48 Usaha Jasa Pariwisata di Kulon Progo tergabung dalam PHRI

id Kulon Progo,Jasa Usaha Pariwisata,PHRI Kulon Progo

48 Usaha Jasa Pariwisata di Kulon Progo tergabung dalam PHRI

Ketua BPC PHRI Kulon Progo Sumantoyo. (Foto ANTARA/Sutarmi)

Kulon Progo (ANTARA) - Sebanyak 48 dari 150 Jasa Usaha Pariwisata yang bergerak di bidang restoran dan perhotelan di Kabupaten Kulon Progo, Daerah Istimewa Yogyakarta, yang tergabung dalam Perhimpunan Hotel dan Restoran Indonesia, merasa perlu ada satu visi dalam menyambut dampak beroperasinya Bandara Internasional Yogyakarta.

"Di Kabupaten Kulon Progo baru sekitar 25 persen usaha restoran dan hotel yang tergabung dalam Perhimpunan Hotel dan Restoran Indonesia (PHRI)," kata Ketua BPC PHRI Kulon Progo Sumantoyo di Kulon Progo, Kamis.

Ia mengatakan jumlah total usaha hotel di Kulon Progo sebanyak 35 usaha, dan usaha restoran mencapai lebih dari 110 usaha. Namun baru 48 usaha yang tergabung di dalam PHRI Kulon Progo.

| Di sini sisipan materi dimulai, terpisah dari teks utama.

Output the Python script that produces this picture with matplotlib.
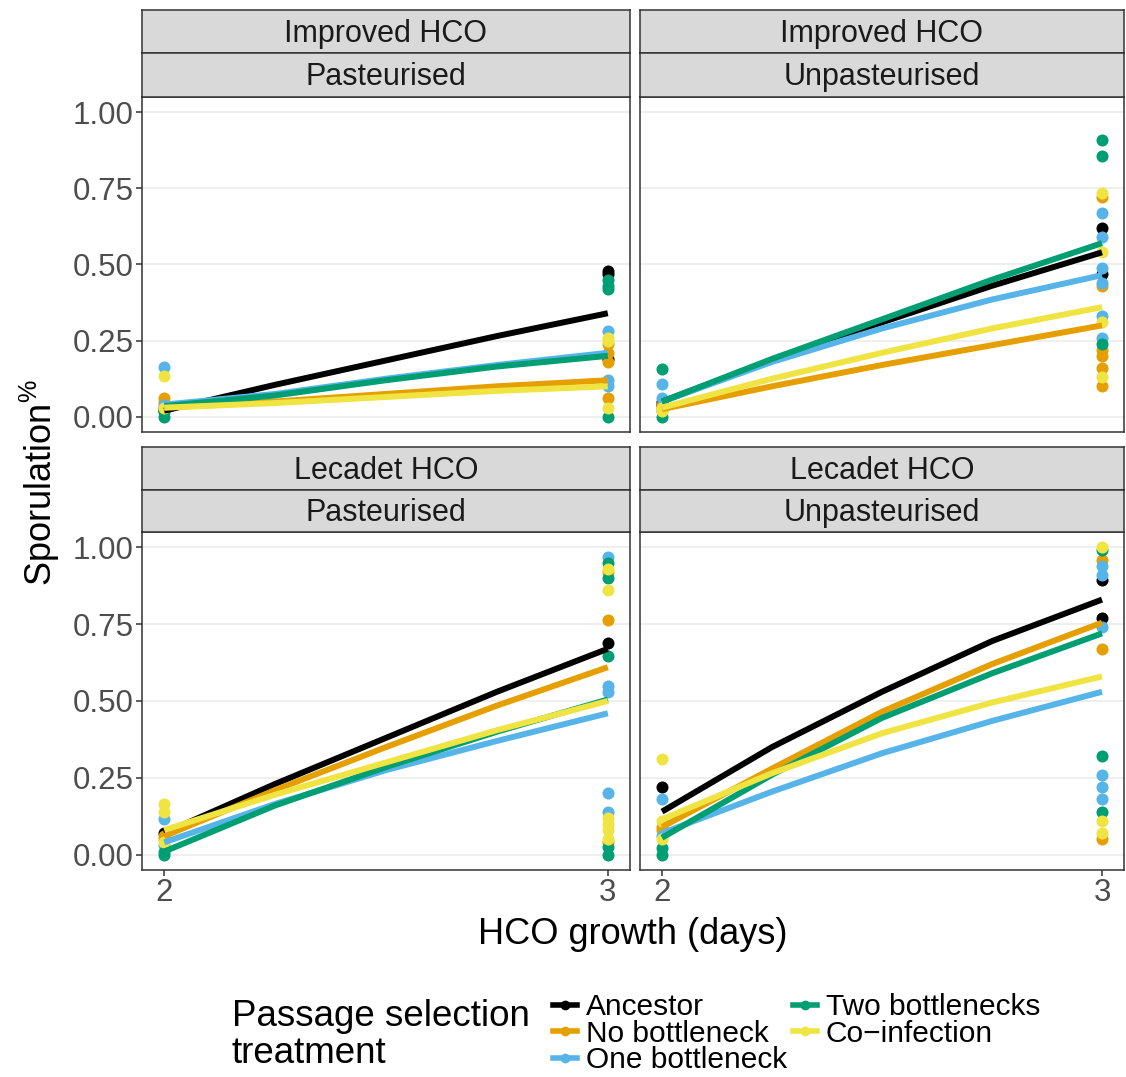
import matplotlib
matplotlib.use("Agg")
import matplotlib.pyplot as plt
from matplotlib.lines import Line2D

plt.rcParams['font.family'] = ['Liberation Sans', 'DejaVu Sans']
plt.rcParams['mathtext.fontset'] = 'custom'
plt.rcParams['mathtext.rm'] = 'Liberation Sans'
plt.rcParams['mathtext.it'] = 'Liberation Sans:italic'

# Treatment groups and their colours
treatments = ["Ancestor", "No bottleneck", "One bottleneck", "Two bottlenecks", "Co\u2212infection"]
colors = ["#000000", "#E69F00", "#56B4E9", "#009E73", "#F0E442"]

days = [2, 3]
fit_days = [2, 2.25, 2.5, 2.75, 3]
y_ticks = [0.00, 0.25, 0.50, 0.75, 1.00]
x_ticks = [2, 3]

# --- Improved HCO, Pasteurised ---
imp_past_day2 = [[0.02, 0.03], [0.06, 0.05, 0.03], [0.165, 0.04], [0.0, 0.02], [0.135, 0.03]]
imp_past_day3 = [[0.48, 0.19, 0.47], [0.24, 0.21, 0.18, 0.06], [0.28, 0.12, 0.10],
                 [0.45, 0.43, 0.42, 0.0], [0.26, 0.25, 0.03]]
imp_past_fit = [[0.02, 0.105, 0.185, 0.265, 0.34],
                [0.03, 0.05, 0.075, 0.10, 0.12],
                [0.04, 0.075, 0.125, 0.17, 0.21],
                [0.035, 0.07, 0.12, 0.165, 0.20],
                [0.03, 0.045, 0.065, 0.085, 0.10]]

# --- Improved HCO, Unpasteurised ---
imp_unp_day2 = [[0.04, 0.05], [0.04, 0.02, 0.03], [0.107, 0.06], [0.156, 0.0], [0.03, 0.02]]
imp_unp_day3 = [[0.62, 0.47], [0.72, 0.43, 0.22, 0.20, 0.16, 0.10],
                [0.67, 0.59, 0.49, 0.44, 0.33, 0.26], [0.91, 0.857, 0.24],
                [0.735, 0.54, 0.31, 0.13]]
imp_unp_fit = [[0.05, 0.185, 0.31, 0.43, 0.54],
               [0.025, 0.10, 0.17, 0.235, 0.30],
               [0.05, 0.18, 0.29, 0.385, 0.465],
               [0.05, 0.19, 0.32, 0.45, 0.57],
               [0.03, 0.125, 0.21, 0.29, 0.36]]

# --- Lecadet HCO, Pasteurised ---
lec_past_day2 = [[0.07], [0.05, 0.06], [0.115, 0.03], [0.01, 0.0], [0.165, 0.14, 0.04]]
lec_past_day3 = [[0.69], [0.92, 0.765, 0.04], [0.97, 0.55, 0.53, 0.20, 0.14],
                 [0.95, 0.90, 0.645, 0.025, 0.0], [0.93, 0.86, 0.12, 0.10, 0.08, 0.05]]
lec_past_fit = [[0.07, 0.23, 0.38, 0.53, 0.67],
                [0.06, 0.21, 0.35, 0.485, 0.61],
                [0.04, 0.165, 0.275, 0.37, 0.46],
                [0.01, 0.16, 0.285, 0.40, 0.505],
                [0.08, 0.195, 0.30, 0.405, 0.50]]

# --- Lecadet HCO, Unpasteurised ---
lec_unp_day2 = [[0.22], [0.09, 0.08], [0.18, 0.06], [0.02, 0.0], [0.31, 0.11, 0.05]]
lec_unp_day3 = [[0.895, 0.77], [0.96, 0.67, 0.05], [0.94, 0.91, 0.74, 0.26, 0.22, 0.18],
                [0.99, 0.32, 0.14], [1.0, 0.11, 0.07]]
lec_unp_fit = [[0.14, 0.35, 0.53, 0.695, 0.83],
               [0.09, 0.28, 0.465, 0.62, 0.755],
               [0.07, 0.205, 0.33, 0.435, 0.53],
               [0.055, 0.26, 0.445, 0.59, 0.72],
               [0.115, 0.265, 0.395, 0.495, 0.58]]

panels = [
    ("Improved HCO", "Pasteurised", imp_past_day2, imp_past_day3, imp_past_fit),
    ("Improved HCO", "Unpasteurised", imp_unp_day2, imp_unp_day3, imp_unp_fit),
    ("Lecadet HCO", "Pasteurised", lec_past_day2, lec_past_day3, lec_past_fit),
    ("Lecadet HCO", "Unpasteurised", lec_unp_day2, lec_unp_day3, lec_unp_fit),
]

W, H = 1126, 1077
fig = plt.figure(figsize=(W / 100, H / 100), dpi=100)


def box(x0, y0, x1, y1):
    return [x0 / W, 1 - y1 / H, (x1 - x0) / W, (y1 - y0) / H]


# pixel layout of panels (x0, x1) and rows (strip1 top, strip split, panel top, panel bottom)
cols = [(142, 630), (640, 1124)]
rows = [(10, 53, 97, 432), (447, 490, 532, 870)]

border = "#333333"
for i, (ttl1, ttl2, d2, d3, fit) in enumerate(panels):
    r, c = divmod(i, 2)
    x0, x1 = cols[c]
    s0, s1, p0, p1 = rows[r]
    ax = fig.add_axes(box(x0, p0, x1, p1))
    ax.set_xlim(1.95, 3.05)
    ax.set_ylim(-0.05, 1.05)
    ax.set_yticks(y_ticks)
    ax.set_xticks(x_ticks)
    ax.grid(axis='y', color="#EBEBEB", lw=1.1, zorder=0)
    ax.set_axisbelow(True)
    for sp in ax.spines.values():
        sp.set_color(border)
        sp.set_linewidth(1.1)
    ax.tick_params(colors=border, labelcolor="#4D4D4D", length=4, width=1.1, labelsize=22.5)
    if c == 0:
        ax.set_yticklabels([f"{v:.2f}" for v in y_ticks])
        ax.tick_params(axis='y', pad=2)
    else:
        ax.tick_params(axis='y', left=False, labelleft=False)
    if r == 0:
        ax.tick_params(axis='x', bottom=False, labelbottom=False)
    else:
        ax.set_xticklabels([str(v) for v in x_ticks])
        ax.tick_params(axis='x', pad=2)

    for k, col in enumerate(colors):
        ax.scatter([days[0]] * len(d2[k]), d2[k], s=75, color=col, lw=0, zorder=2)
        ax.scatter([days[1]] * len(d3[k]), d3[k], s=75, color=col, lw=0, zorder=2)
    for k, col in enumerate(colors):
        ax.plot(fit_days, fit[k], color=col, lw=4.3, solid_capstyle='butt',
                solid_joinstyle='round', zorder=3)

    # facet strips
    for (a, b), label in (((s0, s1), ttl1), ((s1, p0), ttl2)):
        sax = fig.add_axes(box(x0, a, x1, b))
        sax.set_facecolor("#D9D9D9")
        sax.set_xticks([])
        sax.set_yticks([])
        for sp in sax.spines.values():
            sp.set_color(border)
            sp.set_linewidth(1.1)
        sax.text(0.5, 0.45, label, ha='center', va='center', fontsize=22,
                 color="#1A1A1A", transform=sax.transAxes)

fig.text(633 / W, 1 - 935 / H, "HCO growth (days)", ha='center', va='center', fontsize=26)
fig.text(40 / W, 1 - 483 / H, r"Sporulation$^{\%}$", ha='center', va='center',
         rotation=90, fontsize=26)

fig.text(232 / W, 1 - 1035 / H, "Passage selection\ntreatment", ha='left', va='center',
         fontsize=26.5, linespacing=1.1)

handles = [Line2D([0], [0], color=col, lw=4, marker='o', markersize=7, markeredgewidth=0)
           for col in colors]
fig.legend(handles, treatments, loc='upper left', bbox_to_anchor=(553 / W, 1 - 993 / H),
           ncol=2, frameon=False, fontsize=21.5, handlelength=0.8, handletextpad=0.3,
           labelspacing=-0.05, columnspacing=0.2, borderpad=0, borderaxespad=0)

fig.savefig("out.png", dpi=100)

Hal ini dikarenakan kurangnya kesadaran para pengusaha hotel dan restoran untuk bergabung ke dalam perhimpunan.

Ia khawatir usaha-usaha penunjang pariwisata tersebut tidak memiliki pemahaman terhadap standarisasi. Khususnya terhadap standar pelayanan bertaraf internasional bagi wisatawan mancanegara. Menurut dia, kehadiran Bandara Internasional Yogyakarta akan menjadikan Kulon Progo sebagai tujuan wisatawan mancanegara. Sehingga, ia berharap agar pengusaha hotel maupun restoran harus bersiap menyambut hal tersebut.

"Keuntungan ketika bergabung dengan PHRI, yakni pengusaha hotel maupun restoran akan mendapat bimbingan di bidang manajemen dan pengelolaan usaha. Termasuk menyiapkan standarisasi dalam bidang pelayanan untuk usaha hotel dan restoran. Sehingga ketika penerbangan internasional sudah dibuka, wisatawan mancanegara kan terbiasa dengan standarisasi. Kalau pengusaha hotel atau restoran tidak menyiapkan diri khawatirnya mereka akan tersingkir," kata Mantoyo.

Wakil Bupati Kulon Progo Fajar Gegana mengimbau kepada PHRI Kulon Progo dan DIY untuk menekankan dan memperhatikan kearifan lokal. Secara teknis mengacu ke budaya barat, tapi secara implementasi juga harus menyisakan kebudayaan lokal kita. Misalnya di makanan bisa diaplikasikan makanan lokal kita.

"Kemudian di properti hotel bisa ditambahkan batik dan identitas budaya lokal kita sebagai putra daerah. Dari visi-misinya sendiri kita sudah satu langkah maju ke depan dari daerah yang lain dengan wisata yang berbasis budaya walaupun dari segi infrastuktur dan anggaran masih mendung,” katanya.